In this context, the scientific complexity lies in the omnipresence of uncertainty in the demand process, for example in the inherent randomness in both the numbers of incidents requiring emergency care and their locations. To address this, we will use a wealth of historical data about past incidents and datasets about external factors like local weather circumstances and local traffic situations made available for this project, and to develop new forecasting models that can predict number of incidents and their locations in time and space. For this, we use analytics techniques in active machine learning and regression models.
- How to optimally route vehicles in case of for proactive relocations?
Algorithms for proactive relocations typically propose an ambulance movement form location A to location B but not which route to take, whereas the choice of the route from A to B may have a significant impact on the ‘coverage’ of the service area during the relocation. In this context the scientific challenge consists of two parts: (1) identification of a route corridor, consisting of a limited set of possible routes from A to B, and (2) selecting the specific route within the route corridor that optimally balances coverage added by the ambulance moving from A to B on the one hand, and the travel route from A to B on the other hand. To address the first question, we will use the powerful theory of so-called discrete-choice models, and the second part, we will use methods form stochastic optimization.
- How to modify the relocation algorithms for applicability to different countries?
In general, the protocols and business processes are country-specific. The scientific challenge is two-fold: (1) the development of new relocation models tailored to specific country-specific business processes, and (2) the adaptation of the solution methods to incorporate the country-specific dynamics.

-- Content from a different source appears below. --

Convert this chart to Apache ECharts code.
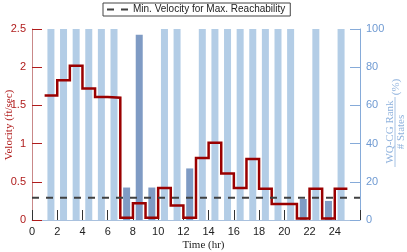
<!DOCTYPE html>
<html>
<head>
<meta charset="utf-8">
<script src="https://cdn.jsdelivr.net/npm/echarts@6/dist/echarts.min.js"></script>
<style>
html,body{margin:0;padding:0;background:#fff;}
#chart{width:407px;height:252px;}
</style>
</head>
<body>
<div id="chart"></div>
<script>
// ---- data ----
const hours = [1,2,3,4,5,6,7,8,9,10,11,12,13,14,15,16,17,18,19,20,21,22,23,24];
const velocity = [1.63,1.83,2.02,1.72,1.61,1.60,0.03,0.22,0.03,0.42,0.19,0.03,0.81,1.01,0.61,0.42,0.80,0.41,0.21,0.21,0.02,0.41,0.02,0.41];
const rankPct = [100,100,100,100,100,100,17,97,17,100,100,27,100,100,100,100,100,100,100,100,11,100,10,100];
const minVelocity = 0.29;
const xTicks = [0,2,4,6,8,10,12,14,16,18,20,22,24];
const leftTicks = [0,0.5,1,1.5,2,2.5];
const rightTicks = [0,20,40,60,80,100];
const legendLabel = 'Min. Velocity for Max. Reachability';

// ---- styles ----
const RED = '#9a0000';
const RED_LABEL = '#b01c1c';
const BLUE_AXIS = '#86abd9';
const LIGHT_BAR = '#b3cde6';
const DARK_BAR = '#7f9bc4';
const SANS = '"Liberation Sans", Arial, sans-serif';
const SERIF = '"Liberation Serif", "Times New Roman", serif';

const xMax = 26;

const stepData = hours.map((h, i) => [h, velocity[i]]);
stepData.push([hours[hours.length - 1] + 1, velocity[velocity.length - 1]]);

const barData = hours.map((h, i) => ({
  value: [h + 0.5, rankPct[i]],
  itemStyle: { color: rankPct[i] < 100 ? DARK_BAR : LIGHT_BAR }
}));

const chart = echarts.init(document.getElementById('chart'), null, { renderer: 'canvas' });

chart.setOption({
  animation: false,
  backgroundColor: '#fff',
  grid: { left: 32, right: 47, top: 29, bottom: 32, containLabel: false },
  legend: {
    data: [{ name: legendLabel, icon: 'path://M0,0 h7 v2 h-7 Z M14,0 h7 v2 h-7 Z' }],
    left: 103, top: 3,
    padding: [1, 5, 1, 4],
    itemWidth: 21, itemHeight: 2, itemGap: 4,
    borderColor: '#444', borderWidth: 1, backgroundColor: '#fff',
    textStyle: { fontFamily: SANS, fontSize: 10, color: '#222', lineHeight: 11 }
  },
  xAxis: {
    type: 'value', min: 0, max: xMax, interval: 2,
    axisLine: { show: true, lineStyle: { color: '#a9c1de', width: 1 } },
    axisTick: { show: true, inside: true, length: 10, lineStyle: { color: '#333', width: 1 } },
    axisLabel: {
      fontFamily: SANS, fontSize: 11, color: '#222', margin: 6,
      formatter: v => (xTicks.indexOf(v) >= 0 ? String(v) : '')
    },
    splitLine: { show: false }
  },
  yAxis: [
    {
      type: 'value', min: 0, max: 2.5, interval: 0.5, position: 'left',
      axisLine: { show: true, lineStyle: { color: '#c98888', width: 1 } },
      axisTick: { show: true, inside: true, length: 10, lineStyle: { color: RED_LABEL, width: 1 } },
      axisLabel: {
        fontFamily: SANS, fontSize: 11, color: RED_LABEL, margin: 6,
        formatter: v => (leftTicks.indexOf(v) >= 0 ? String(v) : '')
      },
      splitLine: { show: false }
    },
    {
      type: 'value', min: 0, max: 100, interval: 20, position: 'right',
      axisLine: { show: true, lineStyle: { color: BLUE_AXIS, width: 1 } },
      axisTick: { show: true, inside: true, length: 10, lineStyle: { color: BLUE_AXIS, width: 1 } },
      axisLabel: {
        fontFamily: SANS, fontSize: 11, color: '#6f9ad2', margin: 6,
        formatter: v => (rightTicks.indexOf(v) >= 0 ? String(v) : '')
      },
      splitLine: { show: false }
    }
  ],
  series: [
    {
      name: 'rank', type: 'bar', yAxisIndex: 1, barWidth: 7,
      data: barData, z: 2, silent: true
    },
    {
      name: 'velocity', type: 'line', yAxisIndex: 0, step: 'end',
      data: stepData, symbol: 'none', showSymbol: false, z: 3,
      lineStyle: { color: RED, width: 2.5, join: 'miter' }
    },
    {
      name: legendLabel, type: 'line', yAxisIndex: 0,
      data: [[0, minVelocity], [xMax, minVelocity]],
      symbol: 'none', showSymbol: false, z: 4,
      itemStyle: { color: '#404040' },
      lineStyle: { color: '#404040', width: 2, type: [7, 7] }
    }
  ],
  graphic: [
    {
      type: 'text', left: 'center', top: 240,
      style: { text: 'Time (hr)', fontFamily: SERIF, fontSize: 11, fill: '#222' }
    },
    {
      type: 'text', x: 9, y: 125, rotation: Math.PI / 2,
      style: { text: 'Velocity (ft/sec)', fontFamily: SERIF, fontSize: 11, fill: RED_LABEL,
               align: 'center', verticalAlign: 'middle' }
    },
    {
      type: 'group', x: 395, y: 132, rotation: Math.PI / 2,
      children: [
        { type: 'text', x: 0, y: -5,
          style: { text: 'WQ-CG Rank', fontFamily: SERIF, fontSize: 11, fill: '#8fb2dd', align: 'center', verticalAlign: 'middle' } },
        { type: 'line', shape: { x1: -35, y1: 0, x2: 35, y2: 0 },
          style: { stroke: '#8fb2dd', lineWidth: 0.8 } },
        { type: 'text', x: 0, y: 6,
          style: { text: '# States', fontFamily: SERIF, fontSize: 11, fill: '#8fb2dd', align: 'center', verticalAlign: 'middle' } },
        { type: 'text', x: 45, y: 1,
          style: { text: '(%)', fontFamily: SERIF, fontSize: 11, fill: '#8fb2dd', align: 'center', verticalAlign: 'middle' } }
      ]
    }
  ]
});
</script>
</body>
</html>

For example, in the Netherlands an ambulance physician usually travels to an emergency scene in the ambulance vehicle, whereas in Germany, the ambulance vehicle and the physician travel to the emergency scene independently. Consequently, in the modeling of the German system, the state space not only include the locations and statuses of the ambulance vehicles, but also of the physicians.
This seemingly simple modification puts a tremendous burden on the computational complexity of the optimal relocation algorithm, and hence, raises the need for developing smart and scalable heuristics to deal with the added complexity of the German system.